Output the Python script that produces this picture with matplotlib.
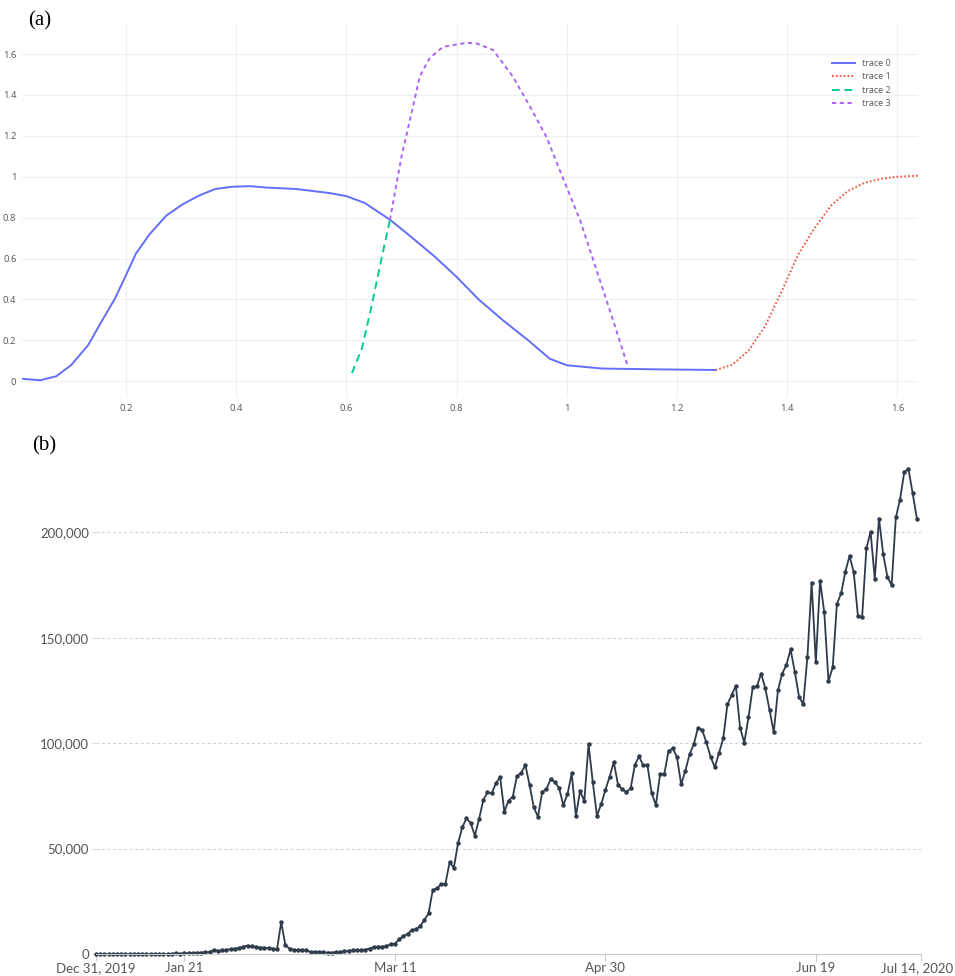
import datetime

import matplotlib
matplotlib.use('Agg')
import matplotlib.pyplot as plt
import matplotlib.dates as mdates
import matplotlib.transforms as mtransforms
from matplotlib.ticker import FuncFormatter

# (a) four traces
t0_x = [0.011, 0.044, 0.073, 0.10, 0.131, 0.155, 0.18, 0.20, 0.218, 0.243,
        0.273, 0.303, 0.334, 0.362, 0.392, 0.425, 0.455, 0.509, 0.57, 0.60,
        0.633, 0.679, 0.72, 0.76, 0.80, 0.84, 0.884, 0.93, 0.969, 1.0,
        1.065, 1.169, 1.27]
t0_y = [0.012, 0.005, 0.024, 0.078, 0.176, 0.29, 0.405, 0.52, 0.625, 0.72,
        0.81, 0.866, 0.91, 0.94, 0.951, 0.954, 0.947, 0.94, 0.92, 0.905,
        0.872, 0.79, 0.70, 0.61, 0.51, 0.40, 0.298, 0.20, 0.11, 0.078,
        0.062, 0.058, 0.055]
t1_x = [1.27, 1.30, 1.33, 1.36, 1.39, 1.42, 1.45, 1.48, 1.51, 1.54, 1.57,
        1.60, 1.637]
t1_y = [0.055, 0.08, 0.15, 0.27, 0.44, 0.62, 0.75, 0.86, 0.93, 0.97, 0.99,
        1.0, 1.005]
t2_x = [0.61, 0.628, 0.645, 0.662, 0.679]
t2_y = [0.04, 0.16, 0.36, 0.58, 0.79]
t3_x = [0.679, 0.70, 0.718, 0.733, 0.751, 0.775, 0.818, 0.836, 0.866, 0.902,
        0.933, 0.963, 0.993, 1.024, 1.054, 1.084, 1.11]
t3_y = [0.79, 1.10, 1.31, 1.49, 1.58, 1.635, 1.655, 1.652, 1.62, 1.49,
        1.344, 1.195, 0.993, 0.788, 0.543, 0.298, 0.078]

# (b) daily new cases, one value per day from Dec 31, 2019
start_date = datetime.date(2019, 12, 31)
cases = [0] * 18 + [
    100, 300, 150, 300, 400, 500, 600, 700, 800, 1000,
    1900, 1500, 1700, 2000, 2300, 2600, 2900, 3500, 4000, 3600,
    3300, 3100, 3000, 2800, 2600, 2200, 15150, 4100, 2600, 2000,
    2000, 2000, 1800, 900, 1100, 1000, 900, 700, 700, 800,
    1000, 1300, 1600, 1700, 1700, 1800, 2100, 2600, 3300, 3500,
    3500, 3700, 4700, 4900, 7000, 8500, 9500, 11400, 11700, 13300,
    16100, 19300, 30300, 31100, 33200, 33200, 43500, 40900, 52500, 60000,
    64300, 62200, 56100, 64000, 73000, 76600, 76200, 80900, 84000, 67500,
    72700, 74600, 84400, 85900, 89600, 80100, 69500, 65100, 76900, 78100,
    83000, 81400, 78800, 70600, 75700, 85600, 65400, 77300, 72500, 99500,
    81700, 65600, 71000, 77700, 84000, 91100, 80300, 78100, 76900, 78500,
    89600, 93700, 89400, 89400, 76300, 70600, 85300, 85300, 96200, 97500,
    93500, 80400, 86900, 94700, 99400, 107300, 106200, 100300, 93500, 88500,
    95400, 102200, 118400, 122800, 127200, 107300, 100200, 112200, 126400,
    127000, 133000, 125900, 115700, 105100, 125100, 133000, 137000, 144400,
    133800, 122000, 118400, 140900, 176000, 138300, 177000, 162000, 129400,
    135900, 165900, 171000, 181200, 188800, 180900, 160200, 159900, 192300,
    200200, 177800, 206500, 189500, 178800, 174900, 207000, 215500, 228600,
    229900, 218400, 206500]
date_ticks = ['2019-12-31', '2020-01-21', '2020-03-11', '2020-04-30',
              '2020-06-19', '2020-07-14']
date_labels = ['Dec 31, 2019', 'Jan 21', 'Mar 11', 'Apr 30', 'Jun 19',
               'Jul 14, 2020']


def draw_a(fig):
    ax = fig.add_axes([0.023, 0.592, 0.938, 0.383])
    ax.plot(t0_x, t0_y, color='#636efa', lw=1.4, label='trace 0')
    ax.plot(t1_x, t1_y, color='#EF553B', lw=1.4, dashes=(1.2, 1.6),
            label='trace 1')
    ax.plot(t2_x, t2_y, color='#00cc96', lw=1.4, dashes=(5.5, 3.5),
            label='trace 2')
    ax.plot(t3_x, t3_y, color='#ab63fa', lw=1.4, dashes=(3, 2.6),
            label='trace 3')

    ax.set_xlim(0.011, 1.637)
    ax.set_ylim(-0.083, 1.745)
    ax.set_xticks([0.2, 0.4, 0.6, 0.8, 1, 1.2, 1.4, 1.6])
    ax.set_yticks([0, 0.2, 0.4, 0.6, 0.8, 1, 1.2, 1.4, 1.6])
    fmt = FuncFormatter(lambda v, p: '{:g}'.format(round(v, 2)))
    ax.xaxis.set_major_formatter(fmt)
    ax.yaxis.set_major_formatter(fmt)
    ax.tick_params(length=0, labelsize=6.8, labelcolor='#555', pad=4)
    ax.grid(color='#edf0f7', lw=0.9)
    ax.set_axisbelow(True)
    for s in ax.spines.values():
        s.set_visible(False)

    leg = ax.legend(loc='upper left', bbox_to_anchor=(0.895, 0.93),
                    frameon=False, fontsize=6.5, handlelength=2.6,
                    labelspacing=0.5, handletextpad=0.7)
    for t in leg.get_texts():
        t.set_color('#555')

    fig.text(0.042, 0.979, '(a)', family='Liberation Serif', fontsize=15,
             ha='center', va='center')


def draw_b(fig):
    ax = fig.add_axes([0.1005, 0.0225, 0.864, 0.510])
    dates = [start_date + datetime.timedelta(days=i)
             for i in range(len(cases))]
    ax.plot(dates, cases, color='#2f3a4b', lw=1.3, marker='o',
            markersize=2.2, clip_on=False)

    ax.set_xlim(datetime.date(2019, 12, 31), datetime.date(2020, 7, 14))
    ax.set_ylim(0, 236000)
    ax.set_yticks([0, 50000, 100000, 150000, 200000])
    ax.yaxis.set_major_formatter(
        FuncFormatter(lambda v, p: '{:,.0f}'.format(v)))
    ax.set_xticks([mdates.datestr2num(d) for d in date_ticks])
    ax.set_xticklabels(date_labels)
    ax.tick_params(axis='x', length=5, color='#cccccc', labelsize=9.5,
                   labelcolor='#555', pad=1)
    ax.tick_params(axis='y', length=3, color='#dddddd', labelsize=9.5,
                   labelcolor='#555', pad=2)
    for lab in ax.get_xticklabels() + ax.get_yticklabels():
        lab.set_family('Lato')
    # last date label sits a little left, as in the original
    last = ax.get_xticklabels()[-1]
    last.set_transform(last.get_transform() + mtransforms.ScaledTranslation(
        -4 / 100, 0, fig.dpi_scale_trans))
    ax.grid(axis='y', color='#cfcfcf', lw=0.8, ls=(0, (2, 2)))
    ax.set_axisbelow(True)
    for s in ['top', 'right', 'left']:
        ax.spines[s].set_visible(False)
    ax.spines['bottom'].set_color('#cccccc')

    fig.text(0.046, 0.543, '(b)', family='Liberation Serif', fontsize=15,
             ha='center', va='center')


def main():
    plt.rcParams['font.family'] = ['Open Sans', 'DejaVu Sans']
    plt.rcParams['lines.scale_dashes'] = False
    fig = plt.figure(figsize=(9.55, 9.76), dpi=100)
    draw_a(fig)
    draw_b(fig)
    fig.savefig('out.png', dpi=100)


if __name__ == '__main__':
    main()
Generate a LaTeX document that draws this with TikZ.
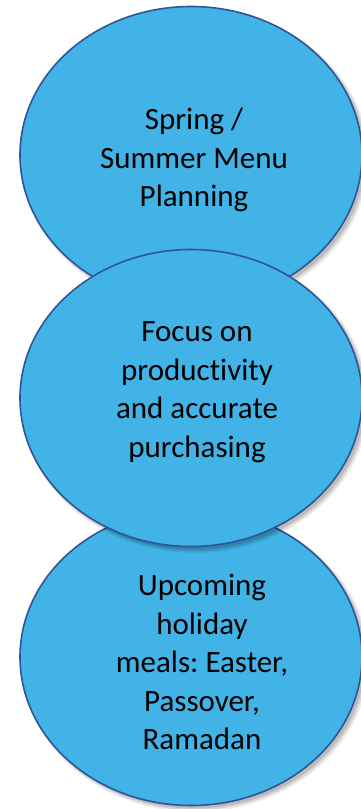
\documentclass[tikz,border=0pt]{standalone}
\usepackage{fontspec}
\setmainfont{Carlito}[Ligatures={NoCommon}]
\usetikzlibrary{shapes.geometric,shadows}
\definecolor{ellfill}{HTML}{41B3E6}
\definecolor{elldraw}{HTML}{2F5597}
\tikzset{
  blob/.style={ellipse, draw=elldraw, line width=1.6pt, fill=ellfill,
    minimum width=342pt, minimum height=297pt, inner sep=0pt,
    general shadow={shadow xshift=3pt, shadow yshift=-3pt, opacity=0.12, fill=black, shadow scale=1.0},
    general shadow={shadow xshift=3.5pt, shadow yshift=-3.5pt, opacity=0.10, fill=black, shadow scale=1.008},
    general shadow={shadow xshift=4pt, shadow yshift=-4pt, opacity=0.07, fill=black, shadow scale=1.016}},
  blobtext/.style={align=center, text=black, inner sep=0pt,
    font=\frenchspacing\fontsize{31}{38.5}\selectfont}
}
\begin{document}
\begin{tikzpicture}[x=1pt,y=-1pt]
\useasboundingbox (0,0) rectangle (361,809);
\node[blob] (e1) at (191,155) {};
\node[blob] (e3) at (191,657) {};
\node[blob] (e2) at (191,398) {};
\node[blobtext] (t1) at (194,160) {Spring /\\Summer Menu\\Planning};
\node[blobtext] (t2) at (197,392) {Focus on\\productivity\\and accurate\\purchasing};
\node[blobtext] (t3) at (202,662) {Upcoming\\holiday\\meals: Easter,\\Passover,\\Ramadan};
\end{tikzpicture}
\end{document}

» **Exercise goal**:
Gather all lines with the string "that" from the data.

» **The solution**:
Output the Python script that produces this picture with matplotlib.
Generate a LaTeX document that draws this with TikZ.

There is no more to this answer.